Is this the end of the story? I hope not. There is a lot more to explore here. Seems very interesting. I heard about this thing in Korea, I think? I'm not sure but it's some Asian country. Where there's this cycle of prostitution, becuase the prostitiute is a single mother the only thing she can do to support her child is prostitution. And then when the child grows up then they become a prostitute to take care of the mother.

The first sentence to me is kind of fluffy, too flowerey for my tastes.
I'd rather start with the dialogue part, where the guy tells her how beautiful her eyes are. For me dialogue is a great way to open stories.

As a whole I liked the dialogue. Thought it was well done.

I think you sometimes you come up with too overly complicated sentences though, which can get kind of clunky and awkward to read.

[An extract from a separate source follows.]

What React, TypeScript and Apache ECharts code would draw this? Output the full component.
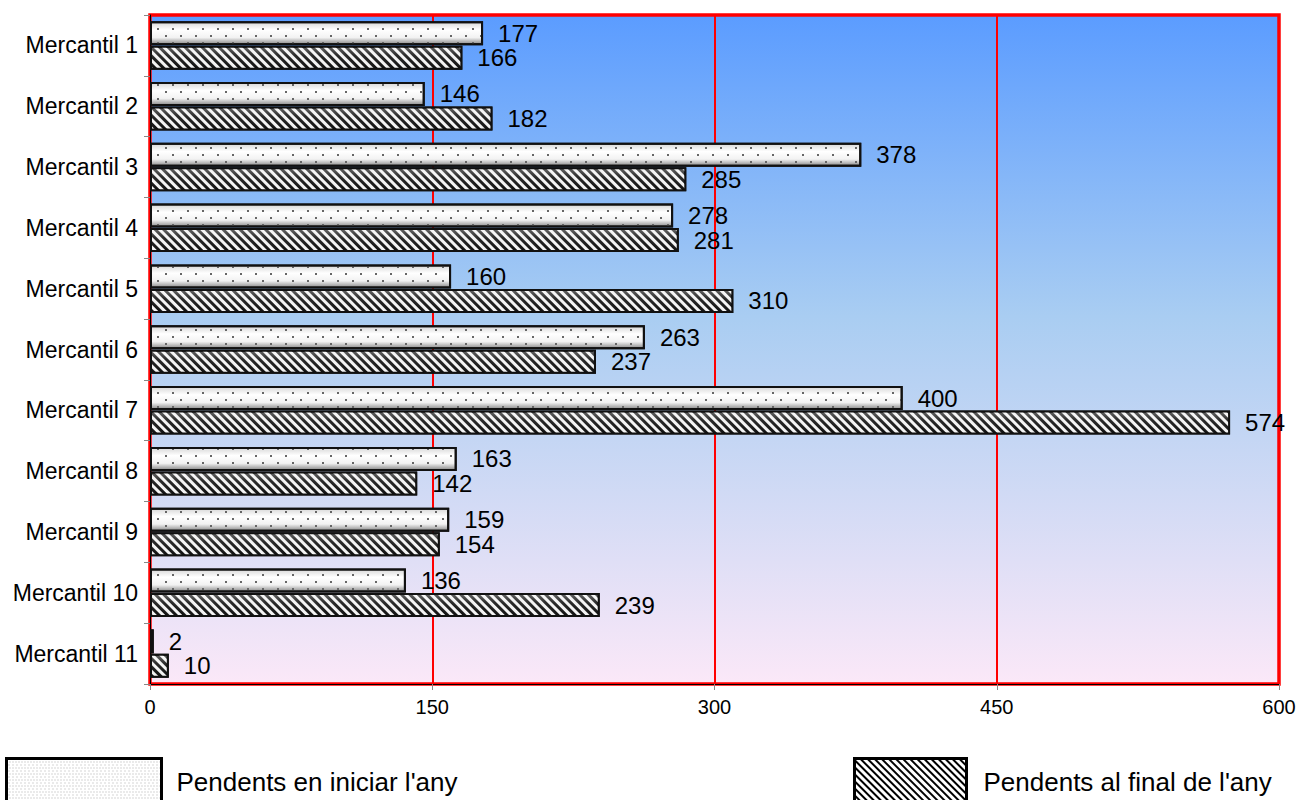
import React, { useEffect, useRef } from "react";
import * as echarts from "echarts";

const categories = [
  "Mercantil 1", "Mercantil 2", "Mercantil 3", "Mercantil 4", "Mercantil 5", "Mercantil 6",
  "Mercantil 7", "Mercantil 8", "Mercantil 9", "Mercantil 10", "Mercantil 11",
];
const seriesNames = ["Pendents en iniciar l'any", "Pendents al final de l'any"];
const startValues = [177, 146, 378, 278, 160, 263, 400, 163, 159, 136, 2];
const endValues = [166, 182, 285, 281, 310, 237, 574, 142, 154, 239, 10];
const xTicks = { min: 0, max: 600, interval: 150 };

const FONT = "Liberation Sans, Arial, sans-serif";

const dotDecal = {
  symbol: "rect",
  symbolSize: 1,
  dashArrayX: [[1.5, 12.5], [0, 7, 1.5, 5.5]],
  dashArrayY: [1.5, 5],
  color: "#666",
};
const hatchDecal = {
  symbol: "rect",
  symbolSize: 1,
  dashArrayX: [1, 0],
  dashArrayY: [3, 3],
  rotation: Math.PI / 4,
  color: "rgba(255,255,255,0.95)",
};

export default function App() {
  const ref = useRef<HTMLDivElement>(null);
  useEffect(() => {
    const chart = echarts.init(ref.current!, null, { renderer: "svg" });
    const lightGrad = new echarts.graphic.LinearGradient(0, 0, 0, 1, [
      { offset: 0, color: "#d8d8d8" },
      { offset: 0.35, color: "#ffffff" },
      { offset: 0.7, color: "#f2f2f2" },
      { offset: 1, color: "#8a8a8a" },
    ]);
    const darkGrad = new echarts.graphic.LinearGradient(0, 0, 0, 1, [
      { offset: 0, color: "#666" },
      { offset: 0.4, color: "#2a2a2a" },
      { offset: 1, color: "#111" },
    ]);
    const labelCfg = {
      show: true,
      position: "right" as const,
      distance: 15,
      fontSize: 24,
      color: "#000",
      fontFamily: FONT,
    };
    chart.setOption({
      animation: false,
      textStyle: { fontFamily: FONT },
      grid: {
        left: 150,
        right: 21,
        top: 15,
        bottom: 116,
        show: true,
        borderColor: "#ff0000",
        borderWidth: 3.5,
        backgroundColor: new echarts.graphic.LinearGradient(0, 0, 0, 1, [
          { offset: 0, color: "#5b9cff" },
          { offset: 0.45, color: "#a9cdf2" },
          { offset: 1, color: "#fbe8f8" },
        ]),
      },
      xAxis: {
        type: "value",
        min: xTicks.min,
        max: xTicks.max,
        interval: xTicks.interval,
        axisLine: { show: true, lineStyle: { color: "#000", width: 1 } },
        axisTick: { show: true, length: 6, lineStyle: { color: "#888" } },
        axisLabel: { fontSize: 20, color: "#000", margin: 13, fontFamily: FONT },
        splitLine: { show: true, lineStyle: { color: "#ff0000", width: 2 } },
      },
      yAxis: {
        type: "category",
        data: categories,
        inverse: true,
        axisLine: { show: true, lineStyle: { color: "#000", width: 1 } },
        axisTick: { show: true, length: 6, lineStyle: { color: "#888" } },
        axisLabel: { fontSize: 23, color: "#000", margin: 12, fontFamily: FONT },
      },
      legend: [
        {
          left: 5,
          top: 757,
          padding: 0,
          itemWidth: 155,
          itemHeight: 46,
          itemGap: 15,
          icon: "rect",
          textStyle: { fontSize: 26, color: "#000", fontFamily: FONT, padding: [0, 0, 0, 10] },
          data: [
            {
              name: seriesNames[0],
              itemStyle: {
                color: "#ffffff",
                borderColor: "#000",
                borderWidth: 3,
                decal: {
                  symbol: "rect",
                  symbolSize: 1,
                  dashArrayX: [[1, 2], [0, 1.5, 1, 0.5]],
                  dashArrayY: [1, 2],
                  color: "#aaa",
                },
              },
            },
          ],
        },
        {
          left: 853,
          top: 757,
          padding: 0,
          itemWidth: 112,
          itemHeight: 46,
          icon: "rect",
          textStyle: { fontSize: 26, color: "#000", fontFamily: FONT, padding: [0, 0, 0, 12] },
          data: [
            {
              name: seriesNames[1],
              itemStyle: {
                color: "#ffffff",
                borderColor: "#000",
                borderWidth: 3,
                decal: {
                  symbol: "rect",
                  symbolSize: 1,
                  dashArrayX: [1, 0],
                  dashArrayY: [1.2, 2.8],
                  rotation: Math.PI / 4,
                  color: "#000",
                },
              },
            },
          ],
        },
      ],
      series: [
        {
          name: seriesNames[0],
          type: "bar",
          data: startValues,
          barWidth: 24,
          barGap: "2%",
          itemStyle: {
            color: lightGrad,
            borderColor: "#111",
            borderWidth: 2,
            decal: dotDecal,
          },
          label: labelCfg,
        },
        {
          name: seriesNames[1],
          type: "bar",
          data: endValues,
          barWidth: 24,
          itemStyle: {
            color: darkGrad,
            borderColor: "#111",
            borderWidth: 2,
            decal: hatchDecal,
          },
          label: labelCfg,
        },
      ],
    });
    return () => chart.dispose();
  }, []);
  return (
    <div
      ref={ref}
      style={{ position: "fixed", left: 0, top: 0, width: 1300, height: 800, background: "#fff" }}
    />
  );
}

The other thing is that I think some of the adverbs you used could be taken out and described in a different way.

Quote:
She glanced over at her stranger; he was pulling on his slacks whilst a cigarette hung lazily from his lips.
I like this adverb though. It works great. Great detail here.

The ones I hate are like "SLowly" "Silently" Those are used way to often. But they are also kind of difficult to show.

Anyways I think this piece is kind of rough still, but the content is really interesting to me. I hope you continue this. I think it can be a great story.